[Begin Entries]

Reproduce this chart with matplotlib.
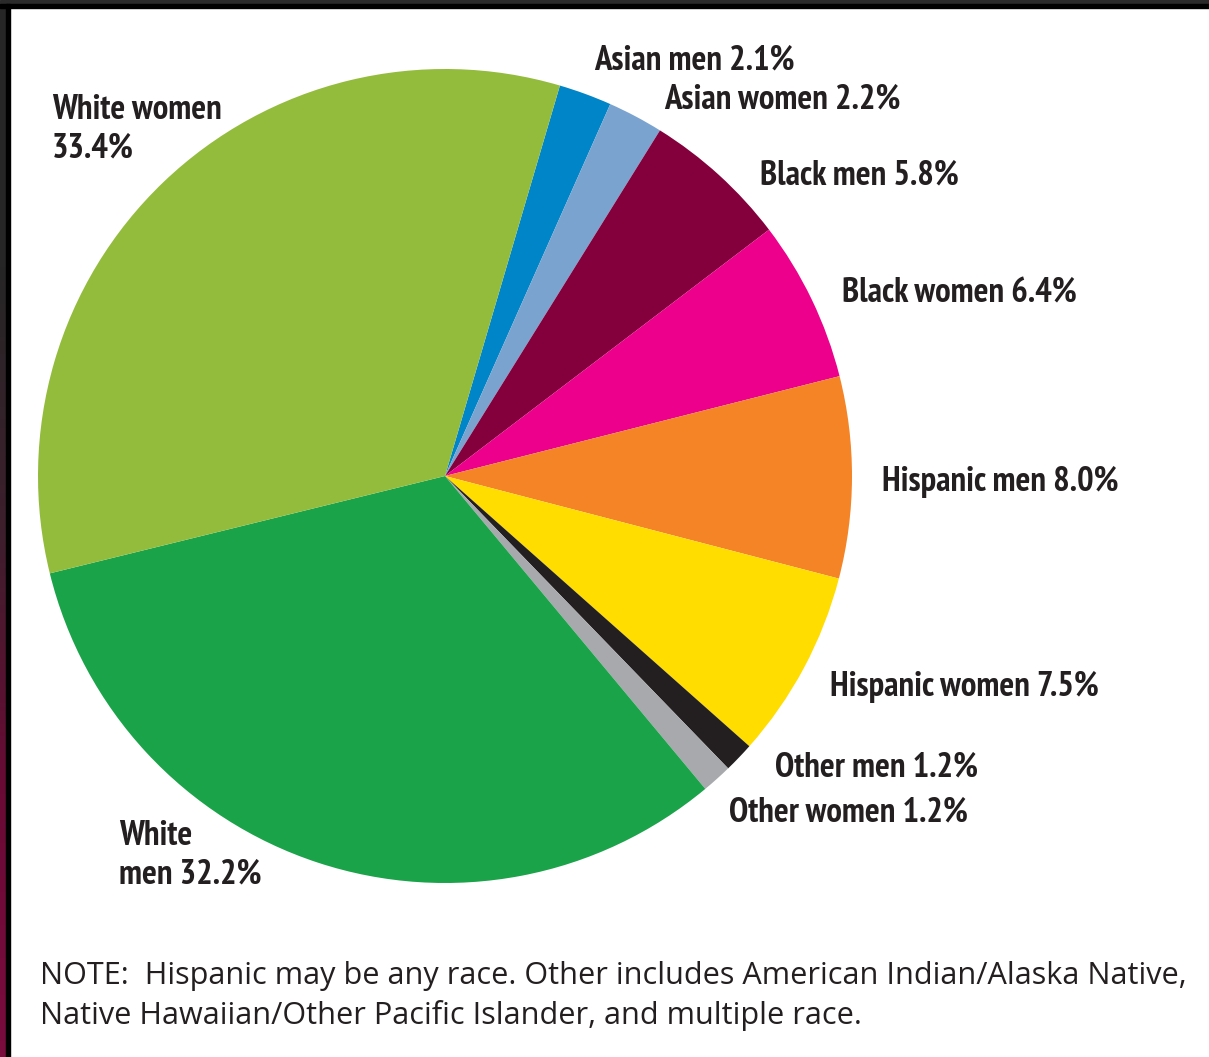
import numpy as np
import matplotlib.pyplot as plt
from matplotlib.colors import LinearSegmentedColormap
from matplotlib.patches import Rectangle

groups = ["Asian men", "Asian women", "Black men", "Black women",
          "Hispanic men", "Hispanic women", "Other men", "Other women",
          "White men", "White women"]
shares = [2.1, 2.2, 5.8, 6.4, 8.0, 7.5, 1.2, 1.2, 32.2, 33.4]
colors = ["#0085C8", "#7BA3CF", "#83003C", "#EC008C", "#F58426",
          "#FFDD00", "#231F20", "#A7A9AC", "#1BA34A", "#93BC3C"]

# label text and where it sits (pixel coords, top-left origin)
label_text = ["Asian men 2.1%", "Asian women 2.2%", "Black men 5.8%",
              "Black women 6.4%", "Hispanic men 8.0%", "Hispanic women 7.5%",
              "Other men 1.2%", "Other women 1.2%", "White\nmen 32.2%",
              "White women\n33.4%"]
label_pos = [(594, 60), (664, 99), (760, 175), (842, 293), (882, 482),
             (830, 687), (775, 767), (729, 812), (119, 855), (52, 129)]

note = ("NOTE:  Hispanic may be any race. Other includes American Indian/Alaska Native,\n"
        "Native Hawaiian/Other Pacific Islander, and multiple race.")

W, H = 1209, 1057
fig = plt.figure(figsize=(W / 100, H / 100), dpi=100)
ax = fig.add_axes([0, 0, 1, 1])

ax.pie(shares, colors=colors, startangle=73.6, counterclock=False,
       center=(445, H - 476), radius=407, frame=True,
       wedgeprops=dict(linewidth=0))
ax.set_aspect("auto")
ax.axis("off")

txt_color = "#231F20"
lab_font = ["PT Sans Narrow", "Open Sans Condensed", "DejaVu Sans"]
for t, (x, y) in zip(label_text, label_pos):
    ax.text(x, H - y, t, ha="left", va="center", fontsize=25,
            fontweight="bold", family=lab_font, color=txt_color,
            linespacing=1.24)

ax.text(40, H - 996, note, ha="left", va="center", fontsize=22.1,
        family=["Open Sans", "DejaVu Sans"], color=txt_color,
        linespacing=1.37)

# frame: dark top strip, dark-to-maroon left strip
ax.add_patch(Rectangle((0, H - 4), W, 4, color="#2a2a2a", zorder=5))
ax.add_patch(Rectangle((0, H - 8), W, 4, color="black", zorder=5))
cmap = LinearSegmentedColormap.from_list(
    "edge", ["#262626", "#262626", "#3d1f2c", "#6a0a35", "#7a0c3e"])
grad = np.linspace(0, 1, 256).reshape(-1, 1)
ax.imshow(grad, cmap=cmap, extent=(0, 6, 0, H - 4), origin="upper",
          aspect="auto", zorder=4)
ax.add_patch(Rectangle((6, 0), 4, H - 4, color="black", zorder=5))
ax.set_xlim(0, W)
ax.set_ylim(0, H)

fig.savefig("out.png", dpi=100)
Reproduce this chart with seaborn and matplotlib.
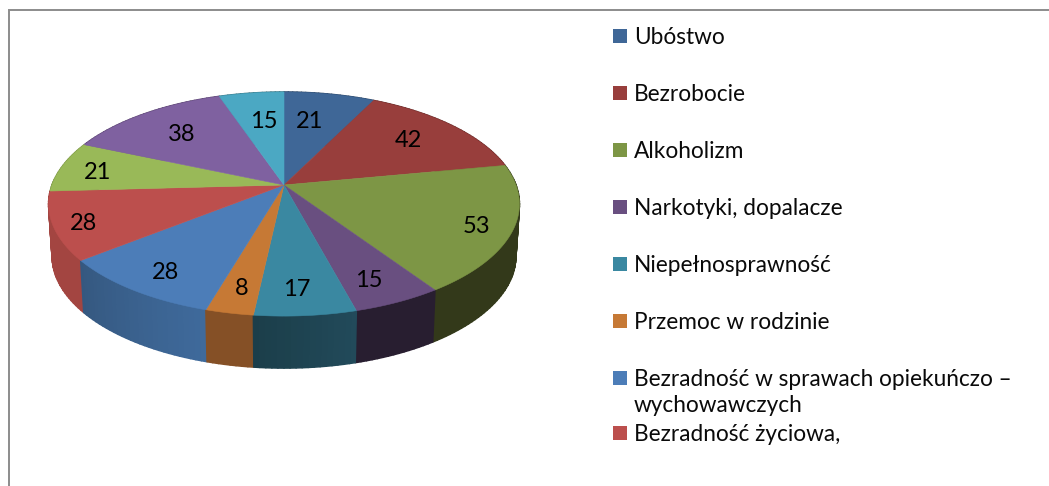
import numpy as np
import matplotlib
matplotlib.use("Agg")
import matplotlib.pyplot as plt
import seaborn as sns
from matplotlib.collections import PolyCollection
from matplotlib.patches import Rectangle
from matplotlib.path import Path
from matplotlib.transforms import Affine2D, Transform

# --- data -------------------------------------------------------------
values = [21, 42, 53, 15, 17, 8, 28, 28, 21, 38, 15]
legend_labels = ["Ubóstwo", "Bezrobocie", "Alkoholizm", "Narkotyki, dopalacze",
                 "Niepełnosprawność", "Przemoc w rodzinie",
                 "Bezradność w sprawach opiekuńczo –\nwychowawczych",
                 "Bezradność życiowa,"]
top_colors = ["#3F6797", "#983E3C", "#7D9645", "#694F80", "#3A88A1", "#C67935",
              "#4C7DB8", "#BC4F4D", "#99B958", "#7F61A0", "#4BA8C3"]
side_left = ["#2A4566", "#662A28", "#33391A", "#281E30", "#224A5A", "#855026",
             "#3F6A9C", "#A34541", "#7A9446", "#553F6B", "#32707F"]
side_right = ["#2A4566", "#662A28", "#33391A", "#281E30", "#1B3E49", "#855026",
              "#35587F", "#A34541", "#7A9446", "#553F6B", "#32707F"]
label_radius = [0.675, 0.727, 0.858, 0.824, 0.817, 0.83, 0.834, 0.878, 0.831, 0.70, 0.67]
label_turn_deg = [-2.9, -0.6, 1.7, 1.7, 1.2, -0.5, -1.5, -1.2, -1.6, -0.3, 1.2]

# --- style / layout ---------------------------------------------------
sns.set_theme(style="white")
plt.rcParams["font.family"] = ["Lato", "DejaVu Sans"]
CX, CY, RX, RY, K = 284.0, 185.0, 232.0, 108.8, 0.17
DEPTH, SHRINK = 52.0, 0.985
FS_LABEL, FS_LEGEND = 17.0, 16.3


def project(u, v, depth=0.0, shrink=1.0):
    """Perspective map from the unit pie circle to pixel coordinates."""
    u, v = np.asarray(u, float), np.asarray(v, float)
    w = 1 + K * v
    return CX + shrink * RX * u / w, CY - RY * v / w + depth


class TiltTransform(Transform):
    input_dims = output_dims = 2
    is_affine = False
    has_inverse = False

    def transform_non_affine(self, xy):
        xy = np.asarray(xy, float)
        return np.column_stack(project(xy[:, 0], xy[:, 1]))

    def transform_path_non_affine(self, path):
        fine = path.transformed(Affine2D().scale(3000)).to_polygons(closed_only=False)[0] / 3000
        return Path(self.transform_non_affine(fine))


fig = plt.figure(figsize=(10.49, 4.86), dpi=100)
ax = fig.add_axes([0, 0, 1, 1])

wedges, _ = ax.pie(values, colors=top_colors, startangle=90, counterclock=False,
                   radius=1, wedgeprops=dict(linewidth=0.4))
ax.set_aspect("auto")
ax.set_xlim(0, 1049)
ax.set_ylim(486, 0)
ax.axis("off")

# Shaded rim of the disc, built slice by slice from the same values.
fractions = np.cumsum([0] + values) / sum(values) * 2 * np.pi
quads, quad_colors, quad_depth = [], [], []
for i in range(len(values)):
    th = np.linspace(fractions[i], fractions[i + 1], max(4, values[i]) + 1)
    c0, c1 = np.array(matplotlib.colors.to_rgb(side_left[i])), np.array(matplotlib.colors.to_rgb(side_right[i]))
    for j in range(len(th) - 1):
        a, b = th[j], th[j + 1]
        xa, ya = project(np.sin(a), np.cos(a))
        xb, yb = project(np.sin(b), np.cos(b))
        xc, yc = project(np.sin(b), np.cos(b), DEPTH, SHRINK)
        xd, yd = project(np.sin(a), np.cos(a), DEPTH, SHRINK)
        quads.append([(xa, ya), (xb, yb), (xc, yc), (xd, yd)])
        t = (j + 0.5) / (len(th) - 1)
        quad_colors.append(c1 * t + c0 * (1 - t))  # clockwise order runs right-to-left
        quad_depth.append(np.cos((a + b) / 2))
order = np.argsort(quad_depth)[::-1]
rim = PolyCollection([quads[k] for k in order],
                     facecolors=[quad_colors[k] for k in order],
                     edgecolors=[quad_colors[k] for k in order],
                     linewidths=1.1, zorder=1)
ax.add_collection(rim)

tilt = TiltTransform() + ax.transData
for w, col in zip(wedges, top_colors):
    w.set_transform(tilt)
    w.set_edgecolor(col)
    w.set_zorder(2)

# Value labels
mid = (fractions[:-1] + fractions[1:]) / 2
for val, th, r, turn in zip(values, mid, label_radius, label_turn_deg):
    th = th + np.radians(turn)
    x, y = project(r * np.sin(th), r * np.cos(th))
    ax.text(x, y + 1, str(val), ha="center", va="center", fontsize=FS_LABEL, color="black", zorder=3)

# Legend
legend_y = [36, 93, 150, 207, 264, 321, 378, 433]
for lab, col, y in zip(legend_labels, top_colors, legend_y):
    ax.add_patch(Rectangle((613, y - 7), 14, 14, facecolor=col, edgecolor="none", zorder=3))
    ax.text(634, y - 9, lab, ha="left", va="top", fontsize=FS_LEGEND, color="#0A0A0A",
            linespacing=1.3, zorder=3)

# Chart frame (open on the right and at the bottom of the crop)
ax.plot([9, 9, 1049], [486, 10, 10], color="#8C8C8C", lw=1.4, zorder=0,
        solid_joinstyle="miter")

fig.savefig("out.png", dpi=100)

[End Entries]

■ Exercise objective ■
The lines from the start of the entries above through the one containing "linespacing=1.37)" are to be retyped exactly, and no others. Pictures are left out.

■ Output for this exercise ■
Reproduce this chart with matplotlib.
import numpy as np
import matplotlib.pyplot as plt
from matplotlib.colors import LinearSegmentedColormap
from matplotlib.patches import Rectangle

groups = ["Asian men", "Asian women", "Black men", "Black women",
          "Hispanic men", "Hispanic women", "Other men", "Other women",
          "White men", "White women"]
shares = [2.1, 2.2, 5.8, 6.4, 8.0, 7.5, 1.2, 1.2, 32.2, 33.4]
colors = ["#0085C8", "#7BA3CF", "#83003C", "#EC008C", "#F58426",
          "#FFDD00", "#231F20", "#A7A9AC", "#1BA34A", "#93BC3C"]

# label text and where it sits (pixel coords, top-left origin)
label_text = ["Asian men 2.1%", "Asian women 2.2%", "Black men 5.8%",
              "Black women 6.4%", "Hispanic men 8.0%", "Hispanic women 7.5%",
              "Other men 1.2%", "Other women 1.2%", "White\nmen 32.2%",
              "White women\n33.4%"]
label_pos = [(594, 60), (664, 99), (760, 175), (842, 293), (882, 482),
             (830, 687), (775, 767), (729, 812), (119, 855), (52, 129)]

note = ("NOTE:  Hispanic may be any race. Other includes American Indian/Alaska Native,\n"
        "Native Hawaiian/Other Pacific Islander, and multiple race.")

W, H = 1209, 1057
fig = plt.figure(figsize=(W / 100, H / 100), dpi=100)
ax = fig.add_axes([0, 0, 1, 1])

ax.pie(shares, colors=colors, startangle=73.6, counterclock=False,
       center=(445, H - 476), radius=407, frame=True,
       wedgeprops=dict(linewidth=0))
ax.set_aspect("auto")
ax.axis("off")

txt_color = "#231F20"
lab_font = ["PT Sans Narrow", "Open Sans Condensed", "DejaVu Sans"]
for t, (x, y) in zip(label_text, label_pos):
    ax.text(x, H - y, t, ha="left", va="center", fontsize=25,
            fontweight="bold", family=lab_font, color=txt_color,
            linespacing=1.24)

ax.text(40, H - 996, note, ha="left", va="center", fontsize=22.1,
        family=["Open Sans", "DejaVu Sans"], color=txt_color,
        linespacing=1.37)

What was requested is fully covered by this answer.